I'm feeling really crappy about myself at the moment. DS is 8 weeks old, he's my first and will probably be my only child. We've had lots of visitors coming to see him and interest in him, but it's all coming from DH side and it's making me feel very lonely.
I used to have friends, but not for a few years now. They got married and had kids a while back, I was still single and found myself slowly getting phased out of the group. I became depressed and tried to speak to them about it but they felt awkward I suppose and didn't really know what to say to me. After a time they didn't bother with me at all. I was very angry for a long time but it has faded now - I know that good friends don't do that to each other so in the long run I'm better off without them. I don't really miss them anymore, but I do miss having friends. Each time one of DHs friends comes to visit and fawn over the baby I can't stop myself from feeling sad that no one is coming to see my baby, but his, if that makes sense? If he had had a baby with someone else the same people would be coming around and being excited to meet DHs baby, but I have no one thinking, oh swinkle's just had a baby, how lovely, we'll have to go and see them!

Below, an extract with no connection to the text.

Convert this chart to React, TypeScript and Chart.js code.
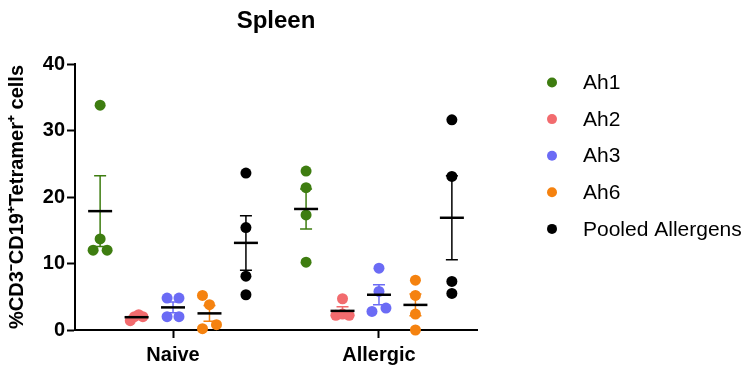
import { useEffect, useRef } from 'react';
import { Chart, registerables } from 'chart.js';

Chart.register(...registerables);

// ---- data ----
const TITLE = 'Spleen';
const CATEGORIES = ['Naive', 'Allergic'];
const SERIES = ['Ah1', 'Ah2', 'Ah3', 'Ah6', 'Pooled Allergens'];
const COLORS = ['#3e7d10', '#f26b6e', '#6b6bf5', '#f5820f', '#000000'];
const Y_TICKS = [0, 10, 20, 30, 40];
const Y_TITLE = '%CD3\u207BCD19\u207ATetramer\u207A cells';

// values per category: [Naive, Allergic]
const AH1 = [[33.8, 13.7, 12.0, 12.0], [23.9, 21.4, 17.3, 10.2]];
const AH2 = [[1.4, 2.0, 2.3, 2.0], [4.7, 2.2, 2.4, 2.2]];
const AH3 = [[4.8, 4.8, 2.0, 2.0], [9.3, 5.8, 3.3, 2.8]];
const AH6 = [[5.2, 3.8, 0.8, 0.2], [7.5, 5.2, 2.4, 0.0]];
const POOLED = [[23.6, 15.4, 8.1, 5.3], [31.6, 23.1, 7.3, 5.5]];
const VALUES = [AH1, AH2, AH3, AH6, POOLED];

// horizontal scatter spread of each point (in point-steps)
const AH1_SPREAD = [[0, 0, -1, 1], [0, 0, 0, 0]];
const AH2_SPREAD = [[-0.9, -0.3, 0.3, 0.9], [0, -0.95, 0, 0.95]];
const AH3_SPREAD = [[-0.85, 0.85, -0.85, 0.85], [0, 0, 1, -1]];
const AH6_SPREAD = [[-1, 0, 1, -1], [0, 0, 0, 0]];
const POOLED_SPREAD = [[0, 0, 0, 0], [0, 0, 0, 0]];
const SPREADS = [AH1_SPREAD, AH2_SPREAD, AH3_SPREAD, AH6_SPREAD, POOLED_SPREAD];

// ---- layout constants ----
const SERIES_STEP = 0.177;
const SPREAD_STEP = 0.034;
const FONT = "'Liberation Sans', Arial, Helvetica, sans-serif";

const groupX = (ci: number, si: number) => ci + 1 + (si - 2) * SERIES_STEP;

const stats = (arr: number[]) => {
  const n = arr.length;
  const mean = arr.reduce((a, b) => a + b, 0) / n;
  const sd = Math.sqrt(arr.reduce((a, b) => a + (b - mean) ** 2, 0) / (n - 1));
  return { mean, sem: sd / Math.sqrt(n) };
};

const errorBarPlugin = {
  id: 'errorBars',
  beforeDatasetsDraw(chart: any) {
    const { ctx, scales } = chart;
    const xs = scales.x;
    const ys = scales.y;
    ctx.save();
    VALUES.forEach((series, si) => {
      series.forEach((vals, ci) => {
        const { mean, sem } = stats(vals);
        const px = xs.getPixelForValue(groupX(ci, si));
        const top = ys.getPixelForValue(mean + sem);
        const bot = ys.getPixelForValue(Math.max(0, mean - sem));
        ctx.strokeStyle = COLORS[si];
        ctx.lineWidth = 1.5;
        ctx.beginPath();
        ctx.moveTo(px, top);
        ctx.lineTo(px, bot);
        ctx.moveTo(px - 6, top);
        ctx.lineTo(px + 6, top);
        ctx.moveTo(px - 6, bot);
        ctx.lineTo(px + 6, bot);
        ctx.stroke();
      });
    });
    ctx.restore();
  },
  afterDatasetsDraw(chart: any) {
    const { ctx, scales } = chart;
    const xs = scales.x;
    const ys = scales.y;
    ctx.save();
    VALUES.forEach((series, si) => {
      series.forEach((vals, ci) => {
        const { mean } = stats(vals);
        const px = xs.getPixelForValue(groupX(ci, si));
        const py = ys.getPixelForValue(mean);
        ctx.strokeStyle = '#000';
        ctx.lineWidth = 2.5;
        ctx.beginPath();
        ctx.moveTo(px - 12, py);
        ctx.lineTo(px + 12, py);
        ctx.stroke();
      });
    });
    ctx.restore();
  },
};

const decorPlugin = {
  id: 'decor',
  afterDraw(chart: any) {
    const { ctx, chartArea } = chart;
    ctx.save();
    // title
    ctx.fillStyle = '#000';
    ctx.font = `bold 24px ${FONT}`;
    ctx.textAlign = 'center';
    ctx.textBaseline = 'middle';
    ctx.fillText(TITLE, (chartArea.left + chartArea.right) / 2, 21);
    // legend
    ctx.font = `21px ${FONT}`;
    ctx.textAlign = 'left';
    SERIES.forEach((name, i) => {
      const y = 82.5 + i * 36.6;
      ctx.fillStyle = COLORS[i];
      ctx.beginPath();
      ctx.arc(552, y, 5, 0, Math.PI * 2);
      ctx.fill();
      ctx.fillStyle = '#000';
      ctx.fillText(name, 583, y + 1);
    });
    ctx.restore();
  },
};

export default function App() {
  const ref = useRef<HTMLCanvasElement>(null);
  useEffect(() => {
    document.body.style.margin = '0';
    const canvas = ref.current!;
    const datasets = SERIES.map((name, si) => ({
      label: name,
      data: CATEGORIES.flatMap((_, ci) =>
        VALUES[si][ci].map((v, i) => ({
          x: groupX(ci, si) + SPREADS[si][ci][i] * SPREAD_STEP,
          y: v,
        }))
      ),
      backgroundColor: COLORS[si],
      borderColor: COLORS[si],
      pointRadius: 5.5,
      pointBorderWidth: 0,
      showLine: false,
      clip: false as any,
    }));
    const chart = new Chart(canvas, {
      type: 'scatter',
      data: { datasets },
      options: {
        responsive: false,
        animation: false,
        devicePixelRatio: 1,
        layout: { padding: { left: 0, right: 267, top: 64, bottom: 0 } },
        plugins: {
          legend: { display: false },
          tooltip: { enabled: false },
          title: { display: false },
        },
        scales: {
          x: {
            type: 'linear',
            min: 0.524,
            max: 2.476,
            afterBuildTicks: (scale: any) => {
              scale.ticks = CATEGORIES.map((_, i) => ({ value: i + 1 }));
            },
            afterFit: (scale: any) => {
              scale.height = 38;
            },
            ticks: {
              callback: (v: any) => CATEGORIES[Math.round(Number(v)) - 1] ?? '',
              color: '#000',
              font: { family: FONT, size: 20, weight: 'bold' },
              padding: 5,
              autoSkip: false,
              maxRotation: 0,
            },
            grid: {
              display: true,
              drawOnChartArea: false,
              drawTicks: true,
              tickLength: 8,
              tickColor: '#000',
              tickWidth: 2,
              color: '#000',
            },
            border: { display: true, color: '#000', width: 2 },
          },
          y: {
            type: 'linear',
            min: Y_TICKS[0],
            max: Y_TICKS[Y_TICKS.length - 1],
            afterBuildTicks: (scale: any) => {
              scale.ticks = Y_TICKS.map((v) => ({ value: v }));
            },
            afterFit: (scale: any) => {
              scale.width = 75;
            },
            ticks: {
              color: '#000',
              font: { family: FONT, size: 20, weight: 'bold' },
              padding: 2,
            },
            title: {
              display: true,
              text: Y_TITLE,
              color: '#000',
              font: { family: FONT, size: 20, weight: 'bold' },
              padding: { top: 5, bottom: 0 },
            },
            grid: {
              display: true,
              drawOnChartArea: false,
              drawTicks: true,
              tickLength: 8,
              tickColor: '#000',
              tickWidth: 2,
              color: '#000',
            },
            border: { display: true, color: '#000', width: 2 },
          },
        },
      },
      plugins: [errorBarPlugin, decorPlugin],
    });
    return () => chart.destroy();
  }, []);
  return <canvas ref={ref} width={744} height={368} style={{ display: 'block' }} />;
}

It's the same with family. DHs family have been all over DS and can't get enough of him. It seems we can't have a visit coming to an end without the next being arranged, which is lovely. I'm NC with my own parents due to years of emotional abuse and them being just awful, toxic people. I don't regret going NC with them at all, my life is so much better now and I feel a lot better knowing that they'll never hurt my baby as I'll never give them opportunity to do so. Still, sometimes I find myself fantasising about my mother coming around, maybe the three of us popping into town for some lunch, her fawning over my gorgeous little boy. It's not that I miss her - I don't. The type of mother I find myself imagining I have is not the mother I actually do have. If she were to come round it would be pretty unpleasant. And I love DHs family to bits, but it's not the same.
I am technically still in contact with my brother although the relationship has never been great. He very blatantly doesn't care about me or my baby. When I messaged him to tell him my baby had been born he ignored me for over a day, then made it a massive pain in the arse trying to arrange when he would come and see us. He lives a five minute walk away from us, but it took him over a week to come and see us. We've seen him only once more since then, his two visits have probably totalled less than 20 minutes during which he's held his nephew only once. I'm currently in the middle of trying to arrange to see my nephew to give him his birthday present (and to see him too, we've only seen him twice so far this year - he lives with his mum but not that far away, about a 20 minute drive or so), and he's said they can "pop in for five minutes" one day in the week. I suggested a longer visit another time if he's busy, but he refuses to commit saying he doesn't know what else to suggest. He's been this way for a long time, if it wasn't for my nephew I would have just left him to it when I went NC with my parents. But he seemed so pleased when I told him I was pregnant, I really thought he would want a relationship with his own nephew, for our kids to know their cousins. He clearly doesn't care about us though. He makes me feel like a pain in the arse for trying to get us all together.
A week ago DH went out for a meal and drinks with friends for the first time since DS was born, and I was so, so jealous. I felt so sad that he gets to have the occasional night off to unwind and have fun where I don't as I don't have anyone to do that with apart from DH himself. I resolved to leave the baby with him one day so I could at least treat myself to some alone time to relax and do what I want. I did that yesterday, went into town to enjoy having some time to do as I pleased. All I ended up doing was walking aimlessly around a park, eventually in tears as I realised that I was walking and walking and making my legs hurt from doing so purely for the sake of having "alone time". I could have gone for lunch or seen a film or something. Usually I wouldn't mind doing things like that by myself, I am an introvert so have never been a huge social butterfly anyway, but I seemed to just be surrounded by pairs and groups of friends and it occurred to me that this wasn't the same as DH having a night out on the piss with his mates at all. And I really wanted to just have my friends back, or a sister or something, to get drunk and laugh and dance and be silly with. One that had seen my little boy and adored him like all DHs friends and family have done.
I suppose that's the crux of it. I have given birth to a beautiful, funny, sweet, adorable baby, and not one single person that knows me gives a shit.
I don't really have a point with this massive post. I'm just feeling really sad. I feel like I've let DS down in some way, though why I don't know, he's certainly not short of admirers. I think I'm just feeling lonely and sorry for myself and wanting to express it. So thank you if you've read all this!